Let me just say that my brother is fine. He has had some problems with donors, but he is on schedule for a transplant this fall (the spring transplant was a pipe dream). I can't really imagine the frustration and fear he and his wife and grown children have been dealing with during the donor issues, but I know my own frustration on his behalf, and I can multiply, and I also know about exponents. Therefore, I can guess their frustration and fear have been pretty big.

And I also know this: that just as any outsider doesn't know why someone doesn't write that novel or run that 10K, no one knows what makes a person not follow through with a commitment to donate.

This is important: There are any number of serious, vital reasons why a person might, in good faith, join a donor database and then not be able to follow through.

It's just...say so. When they contact you, say "Now is not a good time." Be upfront. Own the decision. Say "I thought I could, but I can't." That's what it is to act with integrity.

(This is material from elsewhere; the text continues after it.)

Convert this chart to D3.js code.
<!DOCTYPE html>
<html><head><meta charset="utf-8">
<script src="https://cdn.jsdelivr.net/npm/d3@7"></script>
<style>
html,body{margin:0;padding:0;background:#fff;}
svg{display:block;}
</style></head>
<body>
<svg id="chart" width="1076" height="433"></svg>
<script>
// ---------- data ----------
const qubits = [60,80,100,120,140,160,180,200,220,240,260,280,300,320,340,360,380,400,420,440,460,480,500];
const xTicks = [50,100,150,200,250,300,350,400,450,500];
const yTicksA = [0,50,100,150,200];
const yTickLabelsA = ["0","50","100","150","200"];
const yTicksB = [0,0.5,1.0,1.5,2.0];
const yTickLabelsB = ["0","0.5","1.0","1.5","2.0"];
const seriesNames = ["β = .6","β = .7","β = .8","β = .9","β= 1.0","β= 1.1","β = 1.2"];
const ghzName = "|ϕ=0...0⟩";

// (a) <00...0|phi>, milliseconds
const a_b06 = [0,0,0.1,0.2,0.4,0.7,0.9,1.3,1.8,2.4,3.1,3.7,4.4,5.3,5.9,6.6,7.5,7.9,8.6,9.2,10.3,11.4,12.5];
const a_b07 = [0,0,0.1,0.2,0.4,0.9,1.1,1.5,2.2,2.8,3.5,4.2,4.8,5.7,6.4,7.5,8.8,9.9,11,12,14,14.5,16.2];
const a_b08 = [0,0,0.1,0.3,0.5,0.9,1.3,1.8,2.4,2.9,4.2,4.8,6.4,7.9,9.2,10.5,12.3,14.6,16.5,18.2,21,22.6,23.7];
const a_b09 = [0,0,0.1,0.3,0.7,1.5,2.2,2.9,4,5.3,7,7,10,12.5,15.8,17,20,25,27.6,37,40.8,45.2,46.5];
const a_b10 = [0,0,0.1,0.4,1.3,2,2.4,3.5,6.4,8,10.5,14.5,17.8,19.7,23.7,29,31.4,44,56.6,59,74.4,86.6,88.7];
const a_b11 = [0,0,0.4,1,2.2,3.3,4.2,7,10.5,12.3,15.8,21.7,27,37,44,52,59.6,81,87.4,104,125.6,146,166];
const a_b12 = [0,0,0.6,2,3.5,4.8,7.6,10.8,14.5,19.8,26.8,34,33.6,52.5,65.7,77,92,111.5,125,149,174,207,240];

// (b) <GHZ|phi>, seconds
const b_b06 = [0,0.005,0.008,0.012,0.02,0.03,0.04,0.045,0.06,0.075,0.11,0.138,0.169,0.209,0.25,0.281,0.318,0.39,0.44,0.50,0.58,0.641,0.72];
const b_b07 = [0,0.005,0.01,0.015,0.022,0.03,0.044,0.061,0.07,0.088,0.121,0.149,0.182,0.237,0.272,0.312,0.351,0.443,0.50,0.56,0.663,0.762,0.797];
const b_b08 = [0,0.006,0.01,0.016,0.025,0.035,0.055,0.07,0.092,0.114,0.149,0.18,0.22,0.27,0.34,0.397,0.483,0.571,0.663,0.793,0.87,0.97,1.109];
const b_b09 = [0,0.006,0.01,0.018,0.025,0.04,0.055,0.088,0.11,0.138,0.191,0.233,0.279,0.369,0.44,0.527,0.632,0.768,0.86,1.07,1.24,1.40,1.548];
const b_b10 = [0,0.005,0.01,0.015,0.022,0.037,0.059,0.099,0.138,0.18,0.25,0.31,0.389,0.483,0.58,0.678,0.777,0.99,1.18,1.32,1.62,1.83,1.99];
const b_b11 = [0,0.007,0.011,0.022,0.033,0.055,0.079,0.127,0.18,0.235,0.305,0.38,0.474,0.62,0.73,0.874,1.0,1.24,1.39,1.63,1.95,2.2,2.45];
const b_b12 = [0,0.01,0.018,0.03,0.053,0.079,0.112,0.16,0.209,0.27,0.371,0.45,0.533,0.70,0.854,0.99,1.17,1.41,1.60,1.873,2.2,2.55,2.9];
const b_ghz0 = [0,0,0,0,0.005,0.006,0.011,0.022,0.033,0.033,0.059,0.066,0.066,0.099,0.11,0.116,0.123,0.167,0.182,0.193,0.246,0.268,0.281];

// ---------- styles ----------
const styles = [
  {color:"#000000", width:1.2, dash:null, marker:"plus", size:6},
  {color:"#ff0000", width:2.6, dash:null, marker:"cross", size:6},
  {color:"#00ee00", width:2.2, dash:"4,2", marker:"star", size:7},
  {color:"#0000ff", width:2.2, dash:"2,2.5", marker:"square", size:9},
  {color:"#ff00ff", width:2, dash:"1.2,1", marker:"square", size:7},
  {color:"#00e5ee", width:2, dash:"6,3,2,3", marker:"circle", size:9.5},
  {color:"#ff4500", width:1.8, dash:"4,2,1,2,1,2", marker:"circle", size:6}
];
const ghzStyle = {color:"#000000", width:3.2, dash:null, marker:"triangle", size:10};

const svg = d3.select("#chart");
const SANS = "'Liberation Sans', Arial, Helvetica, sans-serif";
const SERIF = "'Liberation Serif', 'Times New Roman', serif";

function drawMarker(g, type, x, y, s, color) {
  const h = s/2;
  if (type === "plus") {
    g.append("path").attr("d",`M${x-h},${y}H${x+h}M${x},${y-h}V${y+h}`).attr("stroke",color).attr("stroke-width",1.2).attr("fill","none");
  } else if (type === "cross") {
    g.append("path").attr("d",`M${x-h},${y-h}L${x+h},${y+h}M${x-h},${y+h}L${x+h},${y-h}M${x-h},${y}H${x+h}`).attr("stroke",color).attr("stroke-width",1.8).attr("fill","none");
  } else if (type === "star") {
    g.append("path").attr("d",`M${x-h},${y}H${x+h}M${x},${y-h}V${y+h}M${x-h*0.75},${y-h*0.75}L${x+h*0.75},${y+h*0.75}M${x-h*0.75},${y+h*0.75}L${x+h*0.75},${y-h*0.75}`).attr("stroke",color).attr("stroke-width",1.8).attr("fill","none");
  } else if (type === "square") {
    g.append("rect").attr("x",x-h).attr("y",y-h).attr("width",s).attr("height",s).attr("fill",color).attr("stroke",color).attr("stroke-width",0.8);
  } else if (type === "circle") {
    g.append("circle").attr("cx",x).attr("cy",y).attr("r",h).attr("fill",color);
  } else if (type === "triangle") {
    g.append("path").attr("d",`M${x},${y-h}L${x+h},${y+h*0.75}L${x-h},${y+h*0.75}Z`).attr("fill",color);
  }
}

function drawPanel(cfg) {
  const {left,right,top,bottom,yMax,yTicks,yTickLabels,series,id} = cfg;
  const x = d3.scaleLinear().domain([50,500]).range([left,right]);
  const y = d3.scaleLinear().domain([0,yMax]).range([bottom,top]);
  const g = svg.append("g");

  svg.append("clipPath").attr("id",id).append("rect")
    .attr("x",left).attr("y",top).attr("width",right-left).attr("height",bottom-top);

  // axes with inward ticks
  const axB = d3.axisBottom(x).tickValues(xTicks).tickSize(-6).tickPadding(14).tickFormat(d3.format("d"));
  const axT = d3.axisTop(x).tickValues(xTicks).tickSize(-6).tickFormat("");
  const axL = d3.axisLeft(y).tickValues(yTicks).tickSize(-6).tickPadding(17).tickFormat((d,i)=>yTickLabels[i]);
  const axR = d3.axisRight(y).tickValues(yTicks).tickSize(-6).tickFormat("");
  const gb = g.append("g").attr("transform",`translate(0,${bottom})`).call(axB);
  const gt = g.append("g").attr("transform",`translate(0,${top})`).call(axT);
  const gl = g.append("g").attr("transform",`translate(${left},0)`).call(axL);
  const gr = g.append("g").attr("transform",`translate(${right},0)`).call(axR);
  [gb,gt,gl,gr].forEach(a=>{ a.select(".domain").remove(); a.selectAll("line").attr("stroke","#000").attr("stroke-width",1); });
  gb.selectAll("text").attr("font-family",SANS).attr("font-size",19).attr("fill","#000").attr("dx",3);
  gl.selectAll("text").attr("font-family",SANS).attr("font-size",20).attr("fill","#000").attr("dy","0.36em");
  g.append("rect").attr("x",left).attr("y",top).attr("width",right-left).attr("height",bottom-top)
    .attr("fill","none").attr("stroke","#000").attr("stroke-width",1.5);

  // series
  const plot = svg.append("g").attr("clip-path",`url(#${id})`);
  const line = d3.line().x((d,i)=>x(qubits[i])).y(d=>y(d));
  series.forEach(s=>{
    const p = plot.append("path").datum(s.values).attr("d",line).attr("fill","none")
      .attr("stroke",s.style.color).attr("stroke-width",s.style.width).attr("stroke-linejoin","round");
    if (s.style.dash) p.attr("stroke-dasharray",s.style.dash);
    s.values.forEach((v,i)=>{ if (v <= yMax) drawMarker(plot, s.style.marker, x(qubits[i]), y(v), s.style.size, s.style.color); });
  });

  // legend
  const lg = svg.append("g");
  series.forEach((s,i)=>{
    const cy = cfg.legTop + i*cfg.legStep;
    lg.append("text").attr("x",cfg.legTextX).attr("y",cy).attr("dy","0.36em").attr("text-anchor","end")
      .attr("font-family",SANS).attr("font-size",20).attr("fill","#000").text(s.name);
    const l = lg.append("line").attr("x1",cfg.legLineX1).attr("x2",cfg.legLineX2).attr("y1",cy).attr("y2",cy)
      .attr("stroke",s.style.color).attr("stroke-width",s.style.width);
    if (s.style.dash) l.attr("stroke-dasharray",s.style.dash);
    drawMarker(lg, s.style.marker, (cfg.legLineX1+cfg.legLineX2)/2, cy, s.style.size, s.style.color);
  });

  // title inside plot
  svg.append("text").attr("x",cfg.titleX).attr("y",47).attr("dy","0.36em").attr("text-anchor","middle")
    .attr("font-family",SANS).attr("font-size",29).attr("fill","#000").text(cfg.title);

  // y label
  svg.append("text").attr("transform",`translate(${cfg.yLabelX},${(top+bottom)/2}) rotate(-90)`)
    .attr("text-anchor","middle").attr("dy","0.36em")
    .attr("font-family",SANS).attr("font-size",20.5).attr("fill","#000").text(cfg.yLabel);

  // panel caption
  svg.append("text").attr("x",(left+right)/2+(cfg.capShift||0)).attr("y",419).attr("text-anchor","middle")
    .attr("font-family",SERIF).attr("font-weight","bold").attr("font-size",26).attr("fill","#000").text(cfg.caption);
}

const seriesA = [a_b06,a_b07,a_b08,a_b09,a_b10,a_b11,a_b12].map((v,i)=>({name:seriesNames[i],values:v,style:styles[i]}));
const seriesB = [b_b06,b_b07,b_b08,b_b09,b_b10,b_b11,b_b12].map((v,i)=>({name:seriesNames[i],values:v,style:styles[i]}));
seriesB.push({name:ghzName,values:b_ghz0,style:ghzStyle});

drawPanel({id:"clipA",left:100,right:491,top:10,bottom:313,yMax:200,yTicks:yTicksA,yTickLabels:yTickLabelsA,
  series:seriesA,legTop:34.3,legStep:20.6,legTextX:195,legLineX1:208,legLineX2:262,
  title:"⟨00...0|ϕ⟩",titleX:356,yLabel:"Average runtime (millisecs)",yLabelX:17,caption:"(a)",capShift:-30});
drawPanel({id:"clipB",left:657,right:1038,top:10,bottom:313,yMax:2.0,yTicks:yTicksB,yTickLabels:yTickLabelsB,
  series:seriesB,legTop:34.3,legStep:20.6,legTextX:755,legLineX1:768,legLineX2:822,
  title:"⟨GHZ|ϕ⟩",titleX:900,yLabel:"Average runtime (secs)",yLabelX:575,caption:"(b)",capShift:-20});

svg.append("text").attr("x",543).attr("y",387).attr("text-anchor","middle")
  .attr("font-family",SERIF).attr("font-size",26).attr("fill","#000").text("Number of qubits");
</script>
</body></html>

Of course, I've been talking to myself this whole time. Yes, I have continued to write the novel. I've also been revising short stories, working, and tending to other commitments. I recognize that as my brother's transplant nears, I may need to suspend work on my novel for a few months. And thanks to this rumination about commitment, I now know I need to do it with integrity: to make an explicit plan.

So thank you, anonymous donor who is enthusiastically participating in the transplant, and thank you also to the one who got cold feet. I have learned from this situation. I hope you have, too.